* start *

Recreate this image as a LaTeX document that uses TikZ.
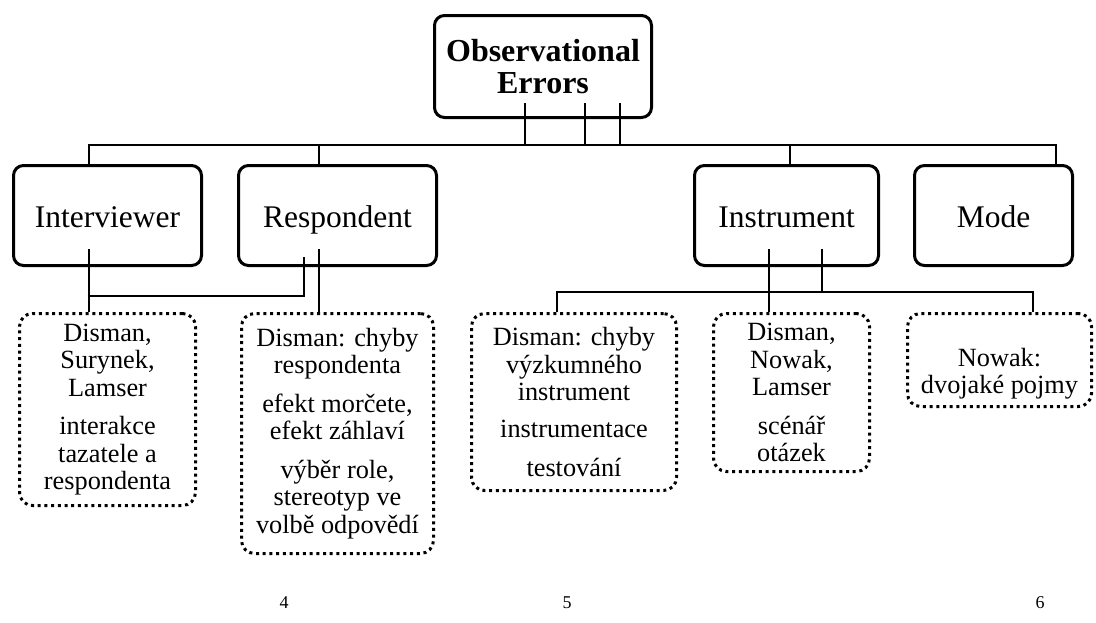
\documentclass[tikz,border=0pt]{standalone}
\usepackage{fontspec}
\setmainfont{Liberation Serif}
\tikzset{
  topbox/.style={draw, line width=3pt, rounded corners=10pt, inner sep=0pt, align=center,
    font=\fontsize{32}{32}\selectfont\bfseries},
  mainbox/.style={draw, line width=3pt, rounded corners=10pt, inner sep=0pt, align=center,
    font=\fontsize{31.5}{34}\selectfont, text height=23pt, text depth=0pt, minimum height=100pt},
  notebox/.style={draw, line width=3pt, rounded corners=13pt, dash pattern=on 3pt off 3.7pt,
    inner sep=0pt, align=center, font=\fontsize{26.3}{27.5}\selectfont},
  conn/.style={line width=1.6pt},
  pagenum/.style={font=\fontsize{18}{20}\selectfont, inner sep=0pt}
}
\begin{document}
\begin{tikzpicture}[x=1pt,y=-1pt]
\useasboundingbox (0,0) rectangle (1096,622);

% main boxes
\node[topbox, minimum width=217pt, minimum height=102pt] (top) at (543,66.5) {Observational\\Errors};
\node[mainbox, minimum width=188pt] (intv) at (107.5,215.5) {Interviewer};
\node[mainbox, minimum width=198pt] (resp) at (337.5,215.5) {Respondent};
\node[mainbox, minimum width=184pt] (inst) at (786.5,215.5) {Instrument};
\node[mainbox, minimum width=158pt] (mode) at (993.5,215.5) {Mode};

% dotted note boxes
\node[notebox, minimum width=176pt, minimum height=192pt] (d1) at (107.5,409.5)
  {Disman,\\Surynek,\\Lamser\\[11pt]interakce\\tazatele a\\respondenta};
\node[notebox, minimum width=192pt, minimum height=240pt] (d2) at (337.5,433.5)
  {Disman: chyby\\respondenta\\[11pt]efekt morčete,\\efekt záhlaví\\[11pt]výběr role,\\stereotyp ve\\volbě odpovědí};
\node[notebox, minimum width=205pt, minimum height=177pt] (d3) at (574,402)
  {Disman: chyby\\výzkumného\\instrument\\[9pt]instrumentace\\[12pt]testování};
\node[notebox, minimum width=156pt, minimum height=158pt] (d4) at (791.5,392.5)
  {Disman,\\Nowak,\\Lamser\\[11pt]scénář\\otázek};
\node[notebox, minimum width=184pt, minimum height=93pt] (d5) at (999.5,360)
  {\rule{0pt}{46pt}Nowak:\\dvojaké pojmy};

% buses
\coordinate (bus) at (0,145);
\coordinate (lowbusA) at (0,296);
\coordinate (lowbusB) at (0,292);

% top connectors
\foreach \dx in {-18,42,77}
  \draw[conn] ([xshift=\dx pt,yshift=16pt]top.south) -- ([xshift=\dx pt]top.south |- bus);
\draw[conn] ([xshift=-18.5pt]intv.north) -- ([xshift=-18.5pt]intv.north |- bus)
  -- ([xshift=62.5pt]mode.north |- bus) -- ([xshift=62.5pt]mode.north);
\draw[conn] ([xshift=-18.5pt]resp.north) -- ([xshift=-18.5pt]resp.north |- bus);
\draw[conn] ([xshift=3.5pt]inst.north) -- ([xshift=3.5pt]inst.north |- bus);

% lower connectors left
\draw[conn] ([xshift=-18.5pt,yshift=18pt]intv.south) -- ([xshift=-18.5pt]d1.north);
\draw[conn] ([xshift=-20pt]intv.south |- lowbusA) -| ([xshift=-33.5pt,yshift=10pt]resp.south);
\draw[conn] ([xshift=-18.5pt,yshift=18pt]resp.south) -- ([xshift=-18.5pt]d2.north);

% lower connectors right
\draw[conn] ([xshift=-17.5pt,yshift=18pt]inst.south) -- ([xshift=-17.5pt]inst.south |- d4.north);
\draw[conn] ([xshift=35.5pt,yshift=18pt]inst.south) -- ([xshift=35.5pt]inst.south |- lowbusB);
\draw[conn] ([xshift=-17pt]d3.north) -- ([xshift=-17pt]d3.north |- lowbusB)
  -- ([xshift=33.5pt]d5.north |- lowbusB) -- ([xshift=33.5pt]d5.north);

% page numbers
\node[pagenum] (p4) at (284,603) {4};
\node[pagenum] (p5) at (567,603) {5};
\node[pagenum] (p6) at (1040,603) {6};
\end{tikzpicture}
\end{document}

* end *

**YOUR TASK:**
Retype everything in the material word for word, minus pictures.

**WRITTEN SOLUTION:**
Recreate this image as a LaTeX document that uses TikZ.
\documentclass[tikz,border=0pt]{standalone}
\usepackage{fontspec}
\setmainfont{Liberation Serif}
\tikzset{
  topbox/.style={draw, line width=3pt, rounded corners=10pt, inner sep=0pt, align=center,
    font=\fontsize{32}{32}\selectfont\bfseries},
  mainbox/.style={draw, line width=3pt, rounded corners=10pt, inner sep=0pt, align=center,
    font=\fontsize{31.5}{34}\selectfont, text height=23pt, text depth=0pt, minimum height=100pt},
  notebox/.style={draw, line width=3pt, rounded corners=13pt, dash pattern=on 3pt off 3.7pt,
    inner sep=0pt, align=center, font=\fontsize{26.3}{27.5}\selectfont},
  conn/.style={line width=1.6pt},
  pagenum/.style={font=\fontsize{18}{20}\selectfont, inner sep=0pt}
}
\begin{document}
\begin{tikzpicture}[x=1pt,y=-1pt]
\useasboundingbox (0,0) rectangle (1096,622);

% main boxes
\node[topbox, minimum width=217pt, minimum height=102pt] (top) at (543,66.5) {Observational\\Errors};
\node[mainbox, minimum width=188pt] (intv) at (107.5,215.5) {Interviewer};
\node[mainbox, minimum width=198pt] (resp) at (337.5,215.5) {Respondent};
\node[mainbox, minimum width=184pt] (inst) at (786.5,215.5) {Instrument};
\node[mainbox, minimum width=158pt] (mode) at (993.5,215.5) {Mode};

% dotted note boxes
\node[notebox, minimum width=176pt, minimum height=192pt] (d1) at (107.5,409.5)
  {Disman,\\Surynek,\\Lamser\\[11pt]interakce\\tazatele a\\respondenta};
\node[notebox, minimum width=192pt, minimum height=240pt] (d2) at (337.5,433.5)
  {Disman: chyby\\respondenta\\[11pt]efekt morčete,\\efekt záhlaví\\[11pt]výběr role,\\stereotyp ve\\volbě odpovědí};
\node[notebox, minimum width=205pt, minimum height=177pt] (d3) at (574,402)
  {Disman: chyby\\výzkumného\\instrument\\[9pt]instrumentace\\[12pt]testování};
\node[notebox, minimum width=156pt, minimum height=158pt] (d4) at (791.5,392.5)
  {Disman,\\Nowak,\\Lamser\\[11pt]scénář\\otázek};
\node[notebox, minimum width=184pt, minimum height=93pt] (d5) at (999.5,360)
  {\rule{0pt}{46pt}Nowak:\\dvojaké pojmy};

% buses
\coordinate (bus) at (0,145);
\coordinate (lowbusA) at (0,296);
\coordinate (lowbusB) at (0,292);

% top connectors
\foreach \dx in {-18,42,77}
  \draw[conn] ([xshift=\dx pt,yshift=16pt]top.south) -- ([xshift=\dx pt]top.south |- bus);
\draw[conn] ([xshift=-18.5pt]intv.north) -- ([xshift=-18.5pt]intv.north |- bus)
  -- ([xshift=62.5pt]mode.north |- bus) -- ([xshift=62.5pt]mode.north);
\draw[conn] ([xshift=-18.5pt]resp.north) -- ([xshift=-18.5pt]resp.north |- bus);
\draw[conn] ([xshift=3.5pt]inst.north) -- ([xshift=3.5pt]inst.north |- bus);

% lower connectors left
\draw[conn] ([xshift=-18.5pt,yshift=18pt]intv.south) -- ([xshift=-18.5pt]d1.north);
\draw[conn] ([xshift=-20pt]intv.south |- lowbusA) -| ([xshift=-33.5pt,yshift=10pt]resp.south);
\draw[conn] ([xshift=-18.5pt,yshift=18pt]resp.south) -- ([xshift=-18.5pt]d2.north);

% lower connectors right
\draw[conn] ([xshift=-17.5pt,yshift=18pt]inst.south) -- ([xshift=-17.5pt]inst.south |- d4.north);
\draw[conn] ([xshift=35.5pt,yshift=18pt]inst.south) -- ([xshift=35.5pt]inst.south |- lowbusB);
\draw[conn] ([xshift=-17pt]d3.north) -- ([xshift=-17pt]d3.north |- lowbusB)
  -- ([xshift=33.5pt]d5.north |- lowbusB) -- ([xshift=33.5pt]d5.north);

% page numbers
\node[pagenum] (p4) at (284,603) {4};
\node[pagenum] (p5) at (567,603) {5};
\node[pagenum] (p6) at (1040,603) {6};
\end{tikzpicture}
\end{document}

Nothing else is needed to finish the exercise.